§ TO DO
Copy all of the material below exactly.
::: STORED DATA
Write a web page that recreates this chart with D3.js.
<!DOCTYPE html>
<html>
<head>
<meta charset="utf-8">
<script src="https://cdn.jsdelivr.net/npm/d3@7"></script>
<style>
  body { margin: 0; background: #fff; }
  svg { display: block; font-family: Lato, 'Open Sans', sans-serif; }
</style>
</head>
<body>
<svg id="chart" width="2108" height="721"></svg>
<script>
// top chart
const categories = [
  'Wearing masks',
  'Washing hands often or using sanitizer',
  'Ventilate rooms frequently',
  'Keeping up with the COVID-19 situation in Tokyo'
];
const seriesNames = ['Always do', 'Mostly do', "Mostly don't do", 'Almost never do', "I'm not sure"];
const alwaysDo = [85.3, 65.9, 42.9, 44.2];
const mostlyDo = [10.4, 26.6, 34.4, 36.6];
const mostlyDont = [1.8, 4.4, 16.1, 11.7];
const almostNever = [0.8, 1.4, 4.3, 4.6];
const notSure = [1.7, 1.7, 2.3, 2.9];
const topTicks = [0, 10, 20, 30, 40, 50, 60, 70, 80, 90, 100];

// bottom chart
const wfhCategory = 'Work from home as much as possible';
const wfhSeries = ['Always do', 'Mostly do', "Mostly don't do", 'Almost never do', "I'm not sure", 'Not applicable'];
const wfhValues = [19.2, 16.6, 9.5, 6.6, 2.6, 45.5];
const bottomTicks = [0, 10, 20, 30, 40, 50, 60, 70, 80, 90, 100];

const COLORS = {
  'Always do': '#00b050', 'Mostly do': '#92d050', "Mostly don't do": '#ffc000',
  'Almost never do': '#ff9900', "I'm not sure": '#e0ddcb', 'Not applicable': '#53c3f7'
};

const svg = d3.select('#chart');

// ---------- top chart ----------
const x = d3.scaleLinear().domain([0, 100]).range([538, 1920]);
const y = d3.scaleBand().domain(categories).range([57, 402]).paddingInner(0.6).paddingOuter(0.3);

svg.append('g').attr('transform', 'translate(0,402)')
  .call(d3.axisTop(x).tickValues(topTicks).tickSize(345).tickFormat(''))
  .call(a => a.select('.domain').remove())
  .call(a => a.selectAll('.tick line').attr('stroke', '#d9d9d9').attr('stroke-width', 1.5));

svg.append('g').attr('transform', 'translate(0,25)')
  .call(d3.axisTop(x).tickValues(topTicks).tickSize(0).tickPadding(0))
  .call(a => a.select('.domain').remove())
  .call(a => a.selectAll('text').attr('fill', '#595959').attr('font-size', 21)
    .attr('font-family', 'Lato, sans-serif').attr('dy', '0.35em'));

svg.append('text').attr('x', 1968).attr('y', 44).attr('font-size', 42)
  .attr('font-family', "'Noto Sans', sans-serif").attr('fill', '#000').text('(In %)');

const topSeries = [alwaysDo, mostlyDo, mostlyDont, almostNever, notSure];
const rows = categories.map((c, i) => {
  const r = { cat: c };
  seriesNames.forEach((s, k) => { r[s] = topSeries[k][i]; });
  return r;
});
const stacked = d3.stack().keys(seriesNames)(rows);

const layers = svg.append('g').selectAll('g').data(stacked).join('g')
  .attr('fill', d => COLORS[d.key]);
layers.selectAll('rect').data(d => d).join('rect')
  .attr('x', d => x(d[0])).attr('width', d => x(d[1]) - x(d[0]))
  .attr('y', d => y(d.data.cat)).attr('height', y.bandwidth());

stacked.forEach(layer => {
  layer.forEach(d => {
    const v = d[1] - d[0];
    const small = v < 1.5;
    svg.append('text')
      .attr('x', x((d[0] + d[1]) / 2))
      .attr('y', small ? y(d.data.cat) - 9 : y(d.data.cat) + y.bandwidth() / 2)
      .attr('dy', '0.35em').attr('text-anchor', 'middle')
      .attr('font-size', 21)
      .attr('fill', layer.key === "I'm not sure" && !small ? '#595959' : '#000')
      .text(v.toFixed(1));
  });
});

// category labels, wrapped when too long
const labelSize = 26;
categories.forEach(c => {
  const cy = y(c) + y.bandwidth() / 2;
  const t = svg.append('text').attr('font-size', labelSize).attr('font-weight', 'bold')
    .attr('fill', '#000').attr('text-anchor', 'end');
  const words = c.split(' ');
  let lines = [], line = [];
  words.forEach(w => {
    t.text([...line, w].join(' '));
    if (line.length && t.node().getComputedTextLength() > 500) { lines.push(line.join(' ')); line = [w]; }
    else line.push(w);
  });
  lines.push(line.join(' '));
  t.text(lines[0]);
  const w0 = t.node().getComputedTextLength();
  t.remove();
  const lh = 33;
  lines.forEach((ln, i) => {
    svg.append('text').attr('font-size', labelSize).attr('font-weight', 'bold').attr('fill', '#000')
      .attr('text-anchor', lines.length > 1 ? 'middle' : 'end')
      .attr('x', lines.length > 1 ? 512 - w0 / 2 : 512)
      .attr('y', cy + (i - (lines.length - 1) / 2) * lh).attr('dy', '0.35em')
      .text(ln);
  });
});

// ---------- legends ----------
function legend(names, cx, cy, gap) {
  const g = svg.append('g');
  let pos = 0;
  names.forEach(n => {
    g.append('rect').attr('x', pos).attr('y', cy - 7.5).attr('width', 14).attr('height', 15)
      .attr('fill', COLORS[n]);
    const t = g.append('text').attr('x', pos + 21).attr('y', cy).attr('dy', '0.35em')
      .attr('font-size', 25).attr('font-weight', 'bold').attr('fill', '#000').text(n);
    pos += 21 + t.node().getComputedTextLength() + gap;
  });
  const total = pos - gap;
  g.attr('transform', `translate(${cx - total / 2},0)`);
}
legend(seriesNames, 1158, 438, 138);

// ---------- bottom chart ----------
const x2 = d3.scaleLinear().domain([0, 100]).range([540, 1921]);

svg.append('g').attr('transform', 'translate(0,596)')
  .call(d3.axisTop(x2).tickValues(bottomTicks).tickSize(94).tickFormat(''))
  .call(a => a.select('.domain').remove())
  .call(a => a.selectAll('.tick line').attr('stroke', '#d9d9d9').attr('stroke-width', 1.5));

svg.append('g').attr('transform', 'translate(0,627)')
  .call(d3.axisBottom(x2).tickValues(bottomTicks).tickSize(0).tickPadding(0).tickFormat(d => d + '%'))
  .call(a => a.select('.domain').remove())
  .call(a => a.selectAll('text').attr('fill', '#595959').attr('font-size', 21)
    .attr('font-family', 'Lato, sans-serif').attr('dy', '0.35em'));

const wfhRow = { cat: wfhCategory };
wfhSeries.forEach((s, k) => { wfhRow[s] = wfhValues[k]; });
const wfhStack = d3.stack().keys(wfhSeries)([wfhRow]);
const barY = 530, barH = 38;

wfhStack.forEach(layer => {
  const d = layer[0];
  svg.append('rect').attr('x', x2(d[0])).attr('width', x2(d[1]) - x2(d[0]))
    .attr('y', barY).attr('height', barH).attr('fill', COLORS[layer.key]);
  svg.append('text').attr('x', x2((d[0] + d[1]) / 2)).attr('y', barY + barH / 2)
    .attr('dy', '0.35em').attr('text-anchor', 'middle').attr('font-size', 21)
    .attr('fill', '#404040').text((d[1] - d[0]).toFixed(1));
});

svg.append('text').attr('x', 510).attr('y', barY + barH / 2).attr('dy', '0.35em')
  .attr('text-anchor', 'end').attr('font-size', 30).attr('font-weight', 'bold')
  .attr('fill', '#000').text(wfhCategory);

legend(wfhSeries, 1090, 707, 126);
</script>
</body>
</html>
::::::
§ CORRECT RESULT
Write a web page that recreates this chart with D3.js.
<!DOCTYPE html>
<html>
<head>
<meta charset="utf-8">
<script src="https://cdn.jsdelivr.net/npm/d3@7"></script>
<style>
  body { margin: 0; background: #fff; }
  svg { display: block; font-family: Lato, 'Open Sans', sans-serif; }
</style>
</head>
<body>
<svg id="chart" width="2108" height="721"></svg>
<script>
// top chart
const categories = [
  'Wearing masks',
  'Washing hands often or using sanitizer',
  'Ventilate rooms frequently',
  'Keeping up with the COVID-19 situation in Tokyo'
];
const seriesNames = ['Always do', 'Mostly do', "Mostly don't do", 'Almost never do', "I'm not sure"];
const alwaysDo = [85.3, 65.9, 42.9, 44.2];
const mostlyDo = [10.4, 26.6, 34.4, 36.6];
const mostlyDont = [1.8, 4.4, 16.1, 11.7];
const almostNever = [0.8, 1.4, 4.3, 4.6];
const notSure = [1.7, 1.7, 2.3, 2.9];
const topTicks = [0, 10, 20, 30, 40, 50, 60, 70, 80, 90, 100];

// bottom chart
const wfhCategory = 'Work from home as much as possible';
const wfhSeries = ['Always do', 'Mostly do', "Mostly don't do", 'Almost never do', "I'm not sure", 'Not applicable'];
const wfhValues = [19.2, 16.6, 9.5, 6.6, 2.6, 45.5];
const bottomTicks = [0, 10, 20, 30, 40, 50, 60, 70, 80, 90, 100];

const COLORS = {
  'Always do': '#00b050', 'Mostly do': '#92d050', "Mostly don't do": '#ffc000',
  'Almost never do': '#ff9900', "I'm not sure": '#e0ddcb', 'Not applicable': '#53c3f7'
};

const svg = d3.select('#chart');

// ---------- top chart ----------
const x = d3.scaleLinear().domain([0, 100]).range([538, 1920]);
const y = d3.scaleBand().domain(categories).range([57, 402]).paddingInner(0.6).paddingOuter(0.3);

svg.append('g').attr('transform', 'translate(0,402)')
  .call(d3.axisTop(x).tickValues(topTicks).tickSize(345).tickFormat(''))
  .call(a => a.select('.domain').remove())
  .call(a => a.selectAll('.tick line').attr('stroke', '#d9d9d9').attr('stroke-width', 1.5));

svg.append('g').attr('transform', 'translate(0,25)')
  .call(d3.axisTop(x).tickValues(topTicks).tickSize(0).tickPadding(0))
  .call(a => a.select('.domain').remove())
  .call(a => a.selectAll('text').attr('fill', '#595959').attr('font-size', 21)
    .attr('font-family', 'Lato, sans-serif').attr('dy', '0.35em'));

svg.append('text').attr('x', 1968).attr('y', 44).attr('font-size', 42)
  .attr('font-family', "'Noto Sans', sans-serif").attr('fill', '#000').text('(In %)');

const topSeries = [alwaysDo, mostlyDo, mostlyDont, almostNever, notSure];
const rows = categories.map((c, i) => {
  const r = { cat: c };
  seriesNames.forEach((s, k) => { r[s] = topSeries[k][i]; });
  return r;
});
const stacked = d3.stack().keys(seriesNames)(rows);

const layers = svg.append('g').selectAll('g').data(stacked).join('g')
  .attr('fill', d => COLORS[d.key]);
layers.selectAll('rect').data(d => d).join('rect')
  .attr('x', d => x(d[0])).attr('width', d => x(d[1]) - x(d[0]))
  .attr('y', d => y(d.data.cat)).attr('height', y.bandwidth());

stacked.forEach(layer => {
  layer.forEach(d => {
    const v = d[1] - d[0];
    const small = v < 1.5;
    svg.append('text')
      .attr('x', x((d[0] + d[1]) / 2))
      .attr('y', small ? y(d.data.cat) - 9 : y(d.data.cat) + y.bandwidth() / 2)
      .attr('dy', '0.35em').attr('text-anchor', 'middle')
      .attr('font-size', 21)
      .attr('fill', layer.key === "I'm not sure" && !small ? '#595959' : '#000')
      .text(v.toFixed(1));
  });
});

// category labels, wrapped when too long
const labelSize = 26;
categories.forEach(c => {
  const cy = y(c) + y.bandwidth() / 2;
  const t = svg.append('text').attr('font-size', labelSize).attr('font-weight', 'bold')
    .attr('fill', '#000').attr('text-anchor', 'end');
  const words = c.split(' ');
  let lines = [], line = [];
  words.forEach(w => {
    t.text([...line, w].join(' '));
    if (line.length && t.node().getComputedTextLength() > 500) { lines.push(line.join(' ')); line = [w]; }
    else line.push(w);
  });
  lines.push(line.join(' '));
  t.text(lines[0]);
  const w0 = t.node().getComputedTextLength();
  t.remove();
  const lh = 33;
  lines.forEach((ln, i) => {
    svg.append('text').attr('font-size', labelSize).attr('font-weight', 'bold').attr('fill', '#000')
      .attr('text-anchor', lines.length > 1 ? 'middle' : 'end')
      .attr('x', lines.length > 1 ? 512 - w0 / 2 : 512)
      .attr('y', cy + (i - (lines.length - 1) / 2) * lh).attr('dy', '0.35em')
      .text(ln);
  });
});

// ---------- legends ----------
function legend(names, cx, cy, gap) {
  const g = svg.append('g');
  let pos = 0;
  names.forEach(n => {
    g.append('rect').attr('x', pos).attr('y', cy - 7.5).attr('width', 14).attr('height', 15)
      .attr('fill', COLORS[n]);
    const t = g.append('text').attr('x', pos + 21).attr('y', cy).attr('dy', '0.35em')
      .attr('font-size', 25).attr('font-weight', 'bold').attr('fill', '#000').text(n);
    pos += 21 + t.node().getComputedTextLength() + gap;
  });
  const total = pos - gap;
  g.attr('transform', `translate(${cx - total / 2},0)`);
}
legend(seriesNames, 1158, 438, 138);

// ---------- bottom chart ----------
const x2 = d3.scaleLinear().domain([0, 100]).range([540, 1921]);

svg.append('g').attr('transform', 'translate(0,596)')
  .call(d3.axisTop(x2).tickValues(bottomTicks).tickSize(94).tickFormat(''))
  .call(a => a.select('.domain').remove())
  .call(a => a.selectAll('.tick line').attr('stroke', '#d9d9d9').attr('stroke-width', 1.5));

svg.append('g').attr('transform', 'translate(0,627)')
  .call(d3.axisBottom(x2).tickValues(bottomTicks).tickSize(0).tickPadding(0).tickFormat(d => d + '%'))
  .call(a => a.select('.domain').remove())
  .call(a => a.selectAll('text').attr('fill', '#595959').attr('font-size', 21)
    .attr('font-family', 'Lato, sans-serif').attr('dy', '0.35em'));

const wfhRow = { cat: wfhCategory };
wfhSeries.forEach((s, k) => { wfhRow[s] = wfhValues[k]; });
const wfhStack = d3.stack().keys(wfhSeries)([wfhRow]);
const barY = 530, barH = 38;

wfhStack.forEach(layer => {
  const d = layer[0];
  svg.append('rect').attr('x', x2(d[0])).attr('width', x2(d[1]) - x2(d[0]))
    .attr('y', barY).attr('height', barH).attr('fill', COLORS[layer.key]);
  svg.append('text').attr('x', x2((d[0] + d[1]) / 2)).attr('y', barY + barH / 2)
    .attr('dy', '0.35em').attr('text-anchor', 'middle').attr('font-size', 21)
    .attr('fill', '#404040').text((d[1] - d[0]).toFixed(1));
});

svg.append('text').attr('x', 510).attr('y', barY + barH / 2).attr('dy', '0.35em')
  .attr('text-anchor', 'end').attr('font-size', 30).attr('font-weight', 'bold')
  .attr('fill', '#000').text(wfhCategory);

legend(wfhSeries, 1090, 707, 126);
</script>
</body>
</html>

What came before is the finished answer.